17. Successful teachers take time to explore new tools
With the advance of technology, there are fresh new resources and
tools that can add great functionality to your classroom and curriculum.
There is no doubt that the students you are teaching (far younger than
you) probably already use technologies you haven’t tapped into yet.
Don’t be afraid to push for technology in the classroom. It is often an
underfunded area but in this current world and climate, your students
will be growing up in a world where technology is everywhere. Give them a
headstart and use technology in your classroom.
18. Successful teachers give their students emotional support
There are days when your students will need your emotional support
more than a piece of information. Connecting to your students on an
emotional level makes it more likely that they will listen to your
counsel and take your advice to heart. Students need mentors as much as
they need teachers.
19. Successful teachers are comfortable with the unknown
It’s difficult to teach in an environment where you don’t know the
future of your classroom budget, the involvement of your student’s
parents, or the outcome of all your hard work. On a more philosophical
level, educators who teach the higher grades are tasked with teaching
students principles that have a lot of unknowns (i.e. physics). How
comfortable are you with not having all the answers? Good teachers are
able to function without everything tied up neatly in a bow.
20. Successful teachers are not threatened by parent advocacy
Unfortunately, parents and teachers are sometimes threatened by one
another. A teacher who is insecure will see parent advocacy as a threat.
While there are plenty of over-involved helicopter parents waiting to
point out a teacher’s mistakes, most parents just want what’s best for
their child. Successful educators are confident in their abilities and
not threatened when parents want to get into the classroom and make
their opinions known. Good teachers also know they don’t have to follow
what the parent recommends!
21. Successful teachers bring fun into the classroom
Don’t be too serious. Some days, “fun” should be the goal. When
students feel and see your humanness, it builds a foundation of trust
and respect. Fun and educational aren’t mutually exclusive either. Using
humor can make even the most mundane topic more interesting.

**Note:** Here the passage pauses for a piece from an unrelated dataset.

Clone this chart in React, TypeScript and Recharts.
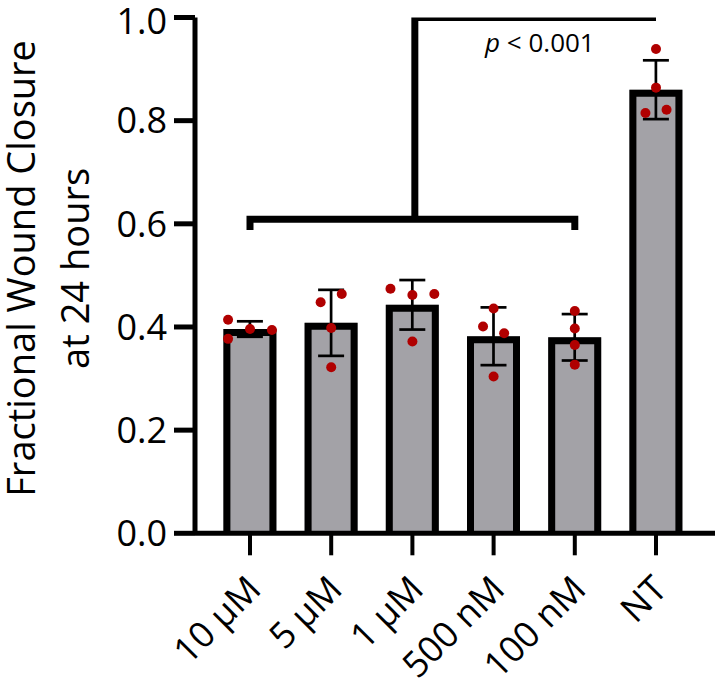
import React from 'react';
import {
  ComposedChart,
  Bar,
  ErrorBar,
  Scatter,
  Line,
  XAxis,
  YAxis,
  ReferenceDot,
} from 'recharts';

const FONT = '"Open Sans", sans-serif';

const categories = ['10 µM', '5 µM', '1 µM', '500 nM', '100 nM', 'NT'];
const means = [0.396, 0.408, 0.443, 0.382, 0.38, 0.86];
const sds = [0.015, 0.064, 0.048, 0.056, 0.045, 0.057];

// four replicate wells per condition
const replicates = [
  [0.414, 0.396, 0.394, 0.377],
  [0.448, 0.464, 0.398, 0.322],
  [0.474, 0.462, 0.464, 0.372],
  [0.436, 0.401, 0.388, 0.304],
  [0.431, 0.397, 0.365, 0.327],
  [0.939, 0.864, 0.815, 0.821],
];
// horizontal scatter of the replicate dots, in category units
const dotOffsets = [
  [-0.27, 0, 0.27, -0.27],
  [-0.13, 0.13, 0, 0],
  [-0.27, 0, 0.27, 0],
  [0, -0.13, 0.13, 0],
  [0, 0, 0, 0],
  [0, 0, -0.13, 0.13],
];

const yTicks = [0, 0.2, 0.4, 0.6, 0.8, 1.0];

// significance bracket: groups 0..4 vs NT (index 5)
const lowerBracket = [
  { x: 0, y: 0.588 },
  { x: 0, y: 0.609 },
  { x: 4, y: 0.609 },
  { x: 4, y: 0.588 },
];
const upperBracket = [
  { x: 2.03, y: 0.609 },
  { x: 2.03, y: 1.0 },
  { x: 5, y: 1.0 },
];
const pLabel = { x: 3.57, y: 0.934, text: '< 0.001' };

const barData = categories.map((name, i) => ({ name, mean: means[i], sd: sds[i] }));
const dotData = replicates.flatMap((vals, i) =>
  vals.map((v, j) => ({ x: i + dotOffsets[i][j], y: v }))
);

const BORDER = 7;
const PAD = { left: 14.4, right: 18.4 };

const OutlinedBar = (props: any) => {
  const { x, y, width, height } = props;
  const h = BORDER / 2;
  return (
    <g>
      <rect x={x} y={y} width={width} height={height} fill="#a3a2a7" />
      <path
        d={`M${x + h},${y + height} L${x + h},${y + h} L${x + width - h},${y + h} L${x + width - h},${y + height}`}
        fill="none"
        stroke="#000"
        strokeWidth={BORDER}
        strokeLinejoin="miter"
      />
    </g>
  );
};

const Dot = (props: any) => <circle cx={props.cx} cy={props.cy} r={5} fill="#b00000" />;

const XTick = ({ x, y, payload }: any) => (
  <g transform={`translate(${x + 13},${y})`}>
    <text transform="rotate(-45)" textAnchor="end" fontSize={36} fontFamily={FONT} fill="#000">
      {payload.value}
    </text>
  </g>
);

const YTitle = ({ viewBox }: any) => {
  const cy = viewBox.y + viewBox.height / 2 - 7;
  return (
    <g fontFamily={FONT} fontSize={38} fill="#000">
      <text transform={`translate(35,${cy}) rotate(-90)`} textAnchor="middle">
        Fractional Wound Closure
      </text>
      <text transform={`translate(89,${cy}) rotate(-90)`} textAnchor="middle">
        at 24 hours
      </text>
    </g>
  );
};

const PText = ({ viewBox }: any) => (
  <text x={viewBox.x} y={viewBox.y} textAnchor="middle" fontFamily={FONT} fontSize={26} fill="#000">
    <tspan fontStyle="italic">p</tspan> {pLabel.text}
  </text>
);

export default function App() {
  return (
    <div style={{ position: 'absolute', left: 0, top: 0, width: 720, height: 686, background: '#fff' }}>
      <ComposedChart
        width={720}
        height={686}
        data={barData}
        margin={{ top: 17.5, right: 5, left: 115, bottom: 12.7 }}
      >
        <XAxis
          dataKey="name"
          type="category"
          padding={PAD}
          height={140}
          axisLine={{ stroke: '#000', strokeWidth: 5 }}
          tickLine={{ stroke: '#000', strokeWidth: 4 }}
          tickSize={22}
          tickMargin={36}
          tick={<XTick />}
          interval={0}
        />
        <XAxis xAxisId="num" dataKey="x" type="number" domain={[-0.5, 5.5]} padding={PAD} hide allowDataOverflow />
        <YAxis
          domain={[0, 1]}
          ticks={yTicks}
          width={80}
          axisLine={{ stroke: '#000', strokeWidth: 5 }}
          tickLine={{ stroke: '#000', strokeWidth: 5 }}
          tickSize={21}
          tickMargin={7}
          tickFormatter={(v: number) => v.toFixed(1)}
          tick={{ fill: '#000', fontSize: 36, fontFamily: FONT }}
          label={{ content: YTitle }}
          allowDataOverflow
        />
        <Bar dataKey="mean" barSize={53} shape={<OutlinedBar />} isAnimationActive={false}>
          <ErrorBar dataKey="sd" width={13} stroke="#000" strokeWidth={2.7} direction="y" />
        </Bar>
        <Line
          xAxisId="num"
          data={lowerBracket}
          dataKey="y"
          type="linear"
          stroke="#000"
          strokeWidth={7}
          strokeLinejoin="miter"
          dot={false}
          activeDot={false}
          isAnimationActive={false}
        />
        <Line
          xAxisId="num"
          data={upperBracket}
          dataKey="y"
          type="linear"
          stroke="#000"
          strokeWidth={7}
          strokeLinejoin="miter"
          dot={false}
          activeDot={false}
          isAnimationActive={false}
        />
        <Scatter xAxisId="num" data={dotData} dataKey="y" shape={<Dot />} isAnimationActive={false} />
        <ReferenceDot xAxisId="num" x={pLabel.x} y={pLabel.y} r={0} fill="none" stroke="none" label={{ content: PText }} />
      </ComposedChart>
    </div>
  );
}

22. Successful teachers teach holistically
Learning does not happen in a vacuum. Depression, anxiety, and mental
stress have a severe impact on the educational process. It’s crucial
that educators (and the educational model) take the whole person into
account. You can have the funniest and most innovative lesson on
algebra, but if your student has just been told his parents are getting a
divorce, you will not reach him.
23. Successful teachers never stop learning
Good teachers find time in their schedule to learn themselves. Not
only does it help bolster your knowledge in a certain subject matter, it
also puts you in the position of student. This gives you a perspective
about the learning process that you can easily forget when you’re always
in teaching mode.
24. Successful teachers break out of the box
It may be a self-made box. “Oh I could never do that,” you say to
yourself. Perhaps you promised you’d never become the teacher who would
let students grade each other (maybe you had a bad experience as a kid).
Sometimes the biggest obstacle to growth is us. Have you built a box
around your teaching methods? Good teachers know when it’s time to break
out of it.
25. Successful teachers are masters of their subject
Good teachers need to know their craft. In addition to the
methodology of “teaching”, you need to master your subject area. Learn,
learn, and never stop learning. Successful educators stay curious.